◆ Goal of the exercise: The lines from the top of the material below through the line containing "global Chart */" are to be printed exactly, with pictures omitted.

◆ Record excerpts:
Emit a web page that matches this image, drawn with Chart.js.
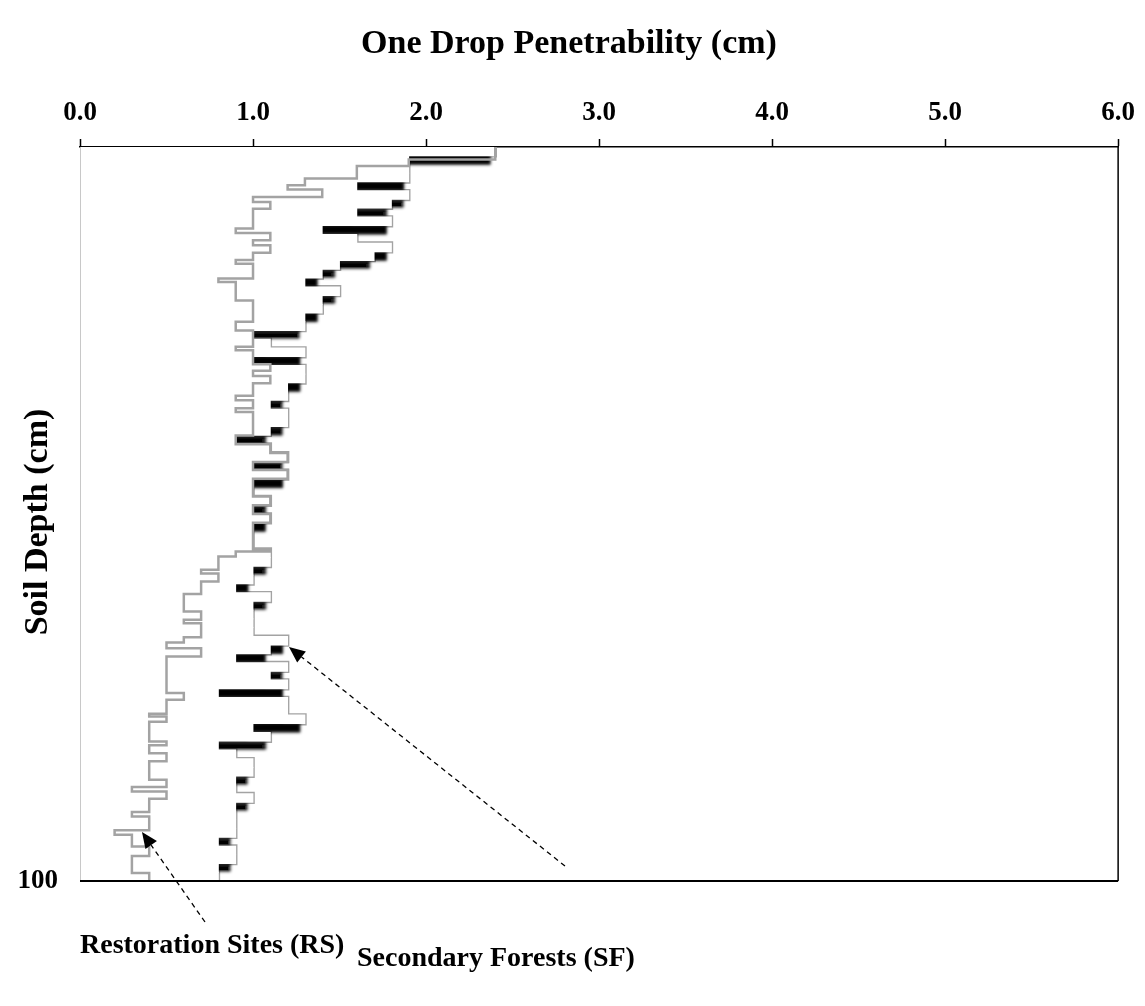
<!DOCTYPE html>
<html>
<head>
<meta charset="utf-8">
<script src="https://cdn.jsdelivr.net/npm/chart.js@4.4.0/dist/chart.umd.min.js"></script>
<style>
  html, body { margin: 0; padding: 0; background: #fff; }
</style>
</head>
<body>
<canvas id="myChart" width="1145" height="1006"></canvas>
<script>
/* global Chart */

// Secondary Forests: one value per depth row, top to bottom
const sfValues = [
  2.4, 1.9, 1.9, 1.9, 1.6, 1.9, 1.8, 1.6, 1.8, 1.4,
  1.6, 1.8, 1.7, 1.5, 1.4, 1.3, 1.5, 1.4, 1.4, 1.3,
  1.3, 1.0, 1.1, 1.3, 1.0, 1.3, 1.3, 1.2, 1.2, 1.1,
  1.2, 1.2, 1.1, 0.9, 1.1, 1.2, 1.0, 1.2, 1.0, 1.0,
  1.1, 1.0, 1.1, 1.0, 1.0, 1.0, 1.1, 1.1, 1.0, 1.0,
  0.9, 1.1, 1.0, 1.0, 1.0, 1.0, 1.2, 1.1, 0.9, 1.2,
  1.1, 1.2, 0.8, 1.2, 1.2, 1.3, 1.0, 1.1, 0.8, 0.9,
  1.0, 1.0, 0.9, 0.9, 1.0, 0.9, 0.9, 0.9, 0.9, 0.8,
  0.9, 0.9, 0.8, 0.8,
];

// Restoration Sites: depth (cm) where each step starts, and its value
const rsDepth = [
  0, 1.7, 2.6, 4.3, 5.2, 5.8, 6.8, 7.5, 8.4, 11.1,
  11.7, 12.7, 13.4, 14.4, 15.4, 15.9, 17.9, 18.4, 20.9, 23.8,
  25.0, 27.2, 27.7, 29.6, 30.5, 31.2, 32.2, 33.9, 34.5, 35.6,
  36.1, 39.3, 40.5, 41.7, 42.9, 44.0, 45.2, 47.6, 48.8, 50.0,
  51.2, 54.8, 55.1, 55.8, 57.6, 58.1, 59.2, 60.9, 63.3, 64.4,
  64.9, 66.8, 67.5, 68.3, 69.4, 74.4, 75.3, 77.2, 77.6, 78.3,
  81.0, 81.5, 82.6, 83.7, 86.2, 87.2, 87.8, 88.8, 90.6, 91.2,
  93.1, 93.7, 95.3, 96.6, 98.9,
];
const rsValues = [
  2.4, 1.9, 1.6, 1.3, 1.2, 1.4, 1.0, 1.1, 1.0, 0.9,
  1.1, 1.0, 1.1, 1.0, 0.9, 1.0, 0.8, 0.9, 1.0, 0.9,
  1.0, 0.9, 1.0, 1.1, 1.0, 1.1, 1.0, 0.9, 1.0, 0.9,
  1.0, 0.9, 1.1, 1.2, 1.0, 1.2, 1.0, 1.1, 1.0, 1.1,
  1.0, 1.1, 0.9, 0.8, 0.7, 0.8, 0.7, 0.6, 0.7, 0.6,
  0.7, 0.6, 0.5, 0.7, 0.5, 0.6, 0.5, 0.4, 0.5, 0.4,
  0.5, 0.4, 0.5, 0.4, 0.5, 0.3, 0.5, 0.4, 0.3, 0.4,
  0.2, 0.3, 0.4, 0.3, 0.4,
];

const xTicks = [0, 1, 2, 3, 4, 5, 6];
const yTicks = [100];

const serif = "'Liberation Serif', 'Times New Roman', serif";
const rowSize = 100 / sfValues.length;

function stepPoints(depths, values) {
  const pts = depths.map((d, i) => ({ x: values[i], y: d }));
  pts.push({ x: values[values.length - 1], y: 100 });
  return pts;
}

function arrow(c, x1, y1, x2, y2) {
  const ang = Math.atan2(y2 - y1, x2 - x1);
  const len = 16;
  const bx = x2 - len * Math.cos(ang);
  const by = y2 - len * Math.sin(ang);
  c.save();
  c.strokeStyle = "#000";
  c.lineWidth = 1.3;
  c.setLineDash([5, 4]);
  c.beginPath();
  c.moveTo(x1, y1);
  c.lineTo(bx, by);
  c.stroke();
  c.setLineDash([]);
  c.fillStyle = "#000";
  c.beginPath();
  c.moveTo(x2, y2);
  c.lineTo(bx + 7 * Math.sin(ang), by - 7 * Math.cos(ang));
  c.lineTo(bx - 7 * Math.sin(ang), by + 7 * Math.cos(ang));
  c.closePath();
  c.fill();
  c.restore();
}

const extras = {
  id: "extras",
  beforeDatasetDraw(chart, args) {
    if (chart.data.datasets[args.index].label === "SF") {
      const c = chart.ctx;
      c.save();
      // dark drop shadow under each white bar, shows where the next row is shorter
      c.shadowColor = "rgba(0,0,0,1)";
      c.shadowBlur = 3;
      c.shadowOffsetX = -5;
      c.shadowOffsetY = 8.5;
    }
  },
  afterDatasetDraw(chart, args) {
    if (chart.data.datasets[args.index].label === "SF") {
      chart.ctx.restore();
    }
  },
  afterDraw(chart) {
    const c = chart.ctx;
    const a = chart.chartArea;
    c.save();
    // frame
    c.strokeStyle = "#c8c8c8";
    c.lineWidth = 1;
    c.beginPath();
    c.moveTo(a.left + 0.5, a.top);
    c.lineTo(a.left + 0.5, a.bottom);
    c.stroke();
    c.strokeStyle = "#000";
    c.lineWidth = 1.5;
    c.beginPath();
    c.moveTo(a.right, a.top);
    c.lineTo(a.right, a.bottom);
    c.stroke();
    c.lineWidth = 2;
    c.beginPath();
    c.moveTo(a.left, a.bottom);
    c.lineTo(a.right, a.bottom);
    c.stroke();

    // titles
    c.fillStyle = "#000";
    c.font = "bold 34px " + serif;
    c.textAlign = "center";
    c.textBaseline = "alphabetic";
    c.fillText("One Drop Penetrability (cm)", 569, 53);
    c.save();
    c.translate(47, 522);
    c.rotate(-Math.PI / 2);
    c.fillText("Soil Depth (cm)", 0, 0);
    c.restore();

    c.font = "bold 28px " + serif;
    c.textAlign = "left";
    c.fillText("Restoration Sites (RS)", 80, 953);
    c.fillText("Secondary Forests (SF)", 357, 966);
    c.restore();

    arrow(c, 205, 922, 142, 832);
    arrow(c, 565, 866, 289, 647);
  },
};

const ctx = document.getElementById("myChart");
const myChart = new Chart(ctx, {
  type: "bar",
  data: {
    datasets: [
      {
        type: "line",
        label: "RS",
        data: stepPoints(rsDepth, rsValues),
        stepped: "after",
        borderColor: "#a3a3a3",
        borderWidth: 2.5,
        pointRadius: 0,
        fill: false,
        order: 0,
      },
      {
        label: "SF",
        data: sfValues.map((v, i) => ({ x: v, y: (i + 0.5) * rowSize })),
        backgroundColor: "#ffffff",
        borderWidth: 0,
        barPercentage: 1,
        categoryPercentage: 1,
        inflateAmount: 0.4,
        order: 1,
      },
      {
        type: "line",
        label: "SF edge",
        data: stepPoints(sfValues.map((v, i) => i * rowSize), sfValues),
        stepped: "after",
        borderColor: "#a3a3a3",
        borderWidth: 3.5,
        pointRadius: 0,
        fill: false,
        order: 2,
      },
    ],
  },
  options: {
    responsive: false,
    animation: false,
    devicePixelRatio: 1,
    indexAxis: "y",
    layout: { padding: { top: 0, left: 0, right: 25, bottom: 125 } },
    plugins: {
      legend: { display: false },
      tooltip: { enabled: false },
    },
    scales: {
      x: {
        type: "linear",
        position: "top",
        min: 0,
        max: 6,
        afterBuildTicks: (s) => {
          s.ticks = xTicks.map((v) => ({ value: v }));
        },
        ticks: {
          callback: (v) => Number(v).toFixed(1),
          font: { family: serif, size: 27, weight: "bold" },
          color: "#000",
          padding: 10,
          maxRotation: 0,
        },
        grid: {
          drawOnChartArea: false,
          drawTicks: true,
          tickLength: 8,
          tickColor: "#000",
          tickWidth: 1.5,
        },
        border: { display: true, color: "#000", width: 1.5 },
        afterFit: (s) => {
          s.height = 147;
        },
      },
      y: {
        type: "linear",
        position: "left",
        reverse: true,
        offset: false,
        min: 0,
        max: 100,
        afterBuildTicks: (s) => {
          s.ticks = yTicks.map((v) => ({ value: v }));
        },
        ticks: {
          font: { family: serif, size: 27, weight: "bold" },
          color: "#000",
          padding: 14,
        },
        grid: { display: false, offset: false },
        border: { display: false },
        afterFit: (s) => {
          s.width = 80;
        },
      },
    },
  },
  plugins: [extras],
});
</script>
</body>
</html>
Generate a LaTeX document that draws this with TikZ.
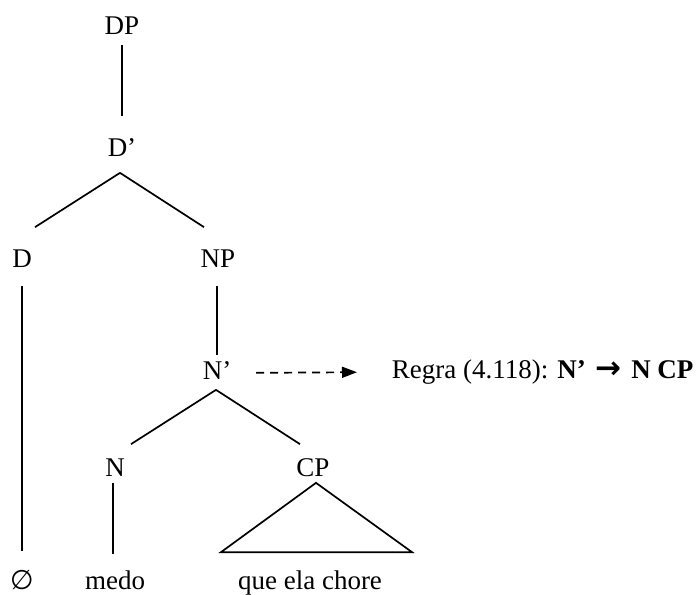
\documentclass[tikz,border=0pt]{standalone}
\usepackage{fontspec}
\setmainfont{Liberation Serif}
\newfontfamily\symfont{DejaVu Sans}
\usetikzlibrary{arrows.meta}

\tikzset{
  cat/.style={inner sep=0pt, text height=9pt, text depth=0pt, font=\fontsize{13.5}{16}\selectfont},
  word/.style={cat},
  ruletip/.style={dash pattern=on 4pt off 3pt, -{Triangle[length=7.5pt,width=5.5pt]}},
}

\begin{document}
\begin{tikzpicture}[x=0.5pt, y=-0.5pt, line width=0.85pt]
    \useasboundingbox (0,0) rectangle (697,595);

    % ==========================================
    % CATEGORY LABELS
    % ==========================================
    \node[cat] (DP)   at (122,25)  {DP};
    \node[cat] (Dbar) at (122,147) {D’};
    \node[cat] (D)    at (22,258)  {D};
    \node[cat] (NP)   at (218,258) {NP};
    \node[cat] (Nbar) at (217,370) {N’};
    \node[cat] (N)    at (115,467) {N};
    \node[cat] (CP)   at (313,467) {CP};

    % Leaves
    \node[word] (empty) at (22,580)  {\symfont ∅};
    \node[word] (medo)  at (115,580) {medo};
    \node[word] (que)   at (310,580) {que ela chore};

    % Rule
    \node[cat, anchor=west] (regra) at (391,369)
        {Regra (4.118): \textbf{N’\hspace{1.5pt} {\symfont\fontsize{15.5}{18}\selectfont→}\hspace{1.5pt} N CP}};

    % ==========================================
    % BRANCHES
    % ==========================================
    \draw ([yshift=-5pt]DP.south) -- ([yshift=10.5pt]Dbar.north);
    \draw ([xshift=-1pt,yshift=-8pt]Dbar.south) -- ([xshift=6.5pt,yshift=10.5pt]D.north);
    \draw ([xshift=-1pt,yshift=-8pt]Dbar.south) -- ([xshift=-7pt,yshift=10.5pt]NP.north);
    \draw ([yshift=-9pt]D.south) -- ([yshift=9.5pt]empty.north);
    \draw ([xshift=-0.5pt,yshift=-9pt]NP.south) -- ([yshift=2.5pt]Nbar.north);
    \draw ([xshift=-0.5pt,yshift=-5pt]Nbar.south) -- ([xshift=8pt,yshift=6.5pt]N.north);
    \draw ([xshift=-0.5pt,yshift=-5pt]Nbar.south) -- ([xshift=-6.5pt,yshift=6.5pt]CP.north);
    \draw ([xshift=-1pt,yshift=-3pt]N.south) -- ([xshift=-1pt,yshift=8pt]medo.north);

    % CP triangle
    \draw ([xshift=1.5pt,yshift=-3pt]CP.south) -- ([xshift=-44.5pt,yshift=9pt]que.north)
        -- ([xshift=51pt,yshift=9pt]que.north) -- cycle;

    % Dashed arrow to the rule
    \draw[ruletip, shorten <=12pt, shorten >=17pt] ([yshift=-1.5pt]Nbar.east) -- ([yshift=-1.5pt]regra.west);

\end{tikzpicture}
\end{document}
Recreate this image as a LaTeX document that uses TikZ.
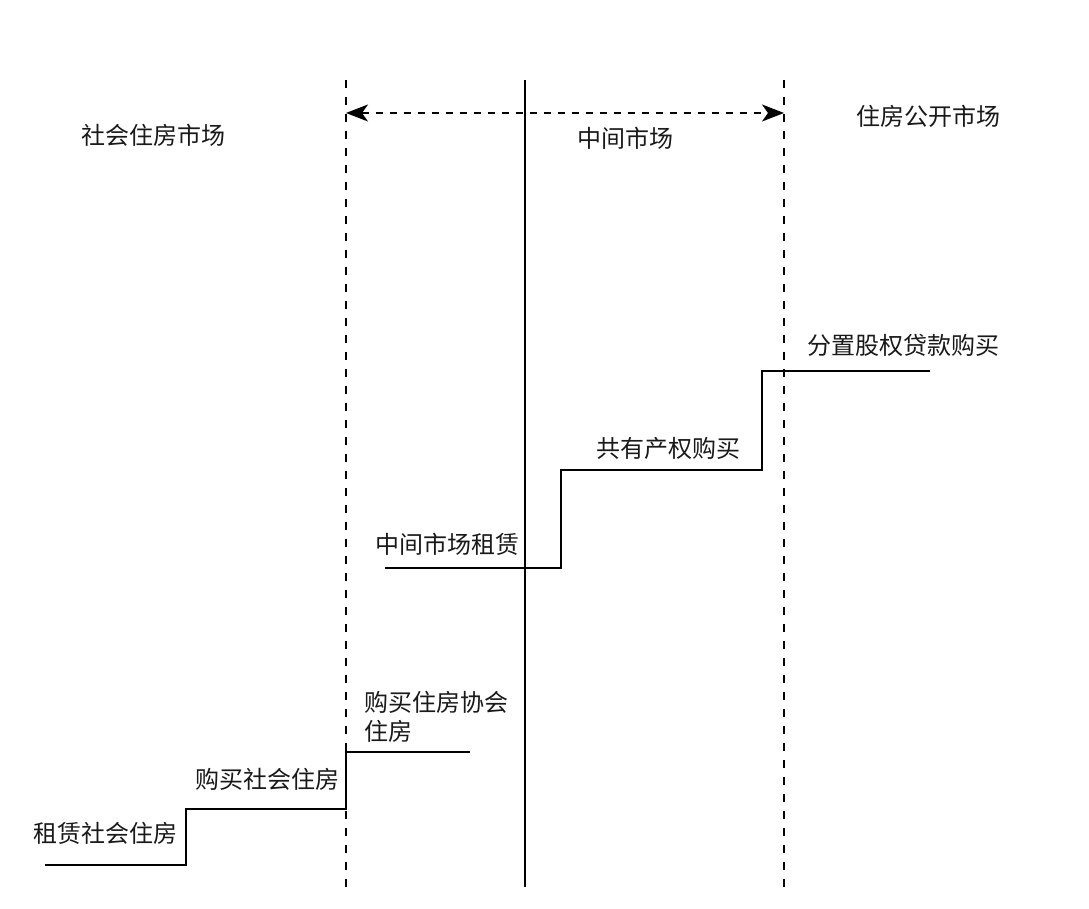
\documentclass[tikz,border=0pt]{standalone}
\usepackage{fontspec}
\setmainfont{Noto Sans CJK SC}
\usetikzlibrary{arrows.meta}
\usetikzlibrary{positioning}

\begin{document}
\begin{tikzpicture}[x=1pt, y=1pt, line width=1.2pt,
    font=\fontsize{24}{29}\selectfont,
    lab/.style={inner sep=0pt, text=black!90},
    divide/.style={dash pattern=on 8pt off 9pt},
    span/.style={dash pattern=on 7pt off 7pt,
      {Stealth[length=22pt, width=17pt, inset=6pt]}-{Stealth[length=22pt, width=17pt, inset=6pt]}}]
  % frame
  \useasboundingbox (0, 0) rectangle (1089, 908);

  % market borders
  \foreach \i/\x/\pat in {1/346/divide, 2/525/solid, 3/784/divide} {
    \coordinate (top-\i) at (\x, 828);
    \coordinate (bot-\i) at (\x, 21);
    \draw[\pat] (top-\i) -- (bot-\i);
  }

  % span of the middle market
  \coordinate (span-l) at (346, 795);
  \coordinate (span-r) at (784, 795);
  \draw[span] (span-l) -- (span-r);

  % market names
  \node[lab] (soc) at (153, 773) {社会住房市场};
  \node[lab] (mid) at (625, 770) {中间市场};
  \node[lab] (open) at (928, 792) {住房公开市场};

  % social steps
  \coordinate (st-0) at (45, 43);
  \coordinate (st-1) at (186, 99);
  \coordinate (st-2) at (346, 156);
  \coordinate (st-3) at (470, 156);
  \draw (st-0) -| (st-1) -| (st-2) -- (st-3);

  \node[lab] (rent-soc) at (105, 75) {租赁社会住房};
  \node[lab] (buy-soc) at (267, 129) {购买社会住房};
  \node[lab, anchor=west, align=left] (buy-ha) at (364, 191.5) {购买住房协会\\住房};

  % middle steps
  \coordinate (mt-0) at (385, 340);
  \coordinate (mt-1) at (561, 438);
  \coordinate (mt-2) at (762, 537);
  \coordinate (mt-3) at (930, 537);
  \draw (mt-0) -| (mt-1) -| (mt-2) -- (mt-3);

  \node[lab] (rent-mid) at (447, 364) {中间市场租赁};
  \node[lab] (co-own) at (668, 460) {共有产权购买};
  \node[lab] (equity) at (903, 563) {分置股权贷款购买};

\end{tikzpicture}
\end{document}
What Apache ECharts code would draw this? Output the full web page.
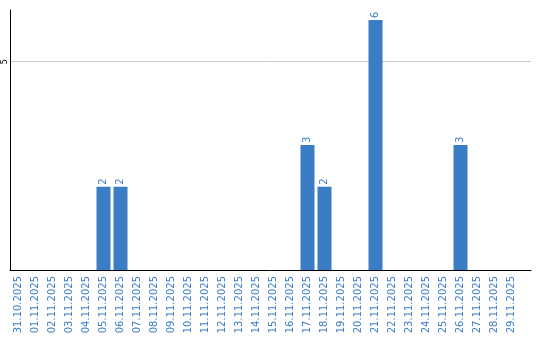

◆ Output for this exercise:
Emit a web page that matches this image, drawn with Chart.js.
<!DOCTYPE html>
<html>
<head>
<meta charset="utf-8">
<script src="https://cdn.jsdelivr.net/npm/chart.js@4.4.0/dist/chart.umd.min.js"></script>
<style>
  html, body { margin: 0; padding: 0; background: #fff; }
</style>
</head>
<body>
<canvas id="myChart" width="1145" height="1006"></canvas>
<script>
/* global Chart */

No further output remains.